No one at York blames the head of department, Steve Yearley, for developments such as these. I was told repeatedly that he was refreshingly non-managerial and had done a lot to lift the department out of the doldrums and to raise it to its present research status. It's unusual for such a small department to have a 5 ranking, and Yearley's success in attracting the respected Science and Technology Studies Unit to York means that there are even hopes of a 5* ranking in the next round. The department can boast first-class research in cultural studies and conversational analysis as well as the sociology of science, and, with a student population of 430, it's now one of the largest in the country.

But all the favourable statistics and rankings don't seem to have produced any great sense of solidarity. Other members of staff who didn't want to be named confirmed that the atomism and individualism that had been detectable in the department when I left were now full-blown. One told me that, tragically, even new staff were only too happy to collude with the system.
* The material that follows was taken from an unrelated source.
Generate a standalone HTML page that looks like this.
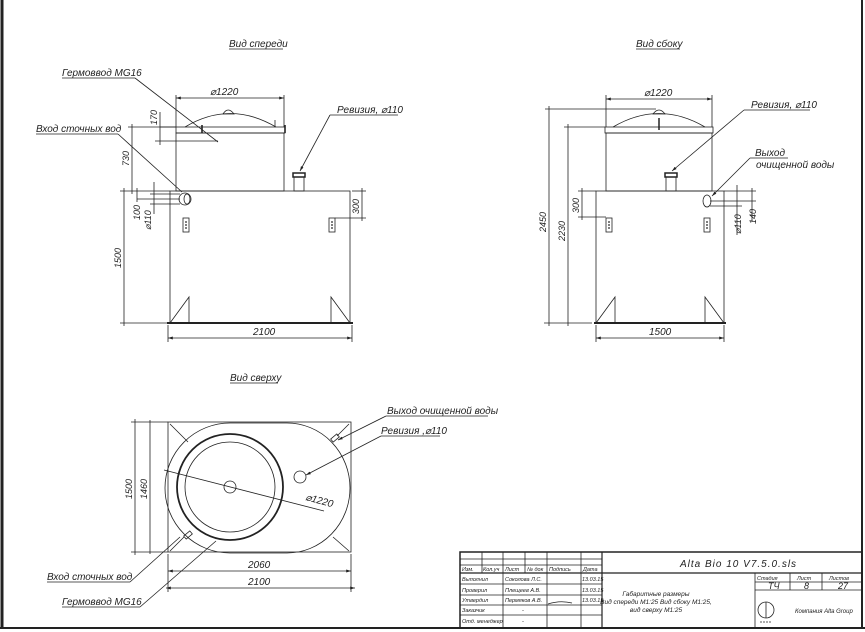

"When they arrive, they know they've been picked only because they have some research money in hand or a batch of upcoming research papers that will earn RAE credits. They're on short-term contracts and if the department doesn't keep its 5, they'll be out on their ears. That means they want the minimum of teaching so that they can do research. In this department, all our first-year seminars are already taught by graduates, and if some of these new people get their way, that will extend into the second year. These are Thatcher's children. They know the game and how to play it. They have no memories of the time when universities were academic communities."

Some doubt if sociology itself has much of a future. One former colleague put it bluntly: "It's obvious really. Now that students pay top-up fees, they'll want to study something with a vocational pay-off. They can't afford the luxury of sociology or philosophy. It's happening already. In the social policy department, they've just set up a criminology degree. Nice and vocational. Hundreds of applications. I reckon we should give up sociology now and go in for golf-course management. At least with that you'd be sure of the occasional breath of fresh air."

The British Sociological Association annual conference takes place at York University, March 22-24.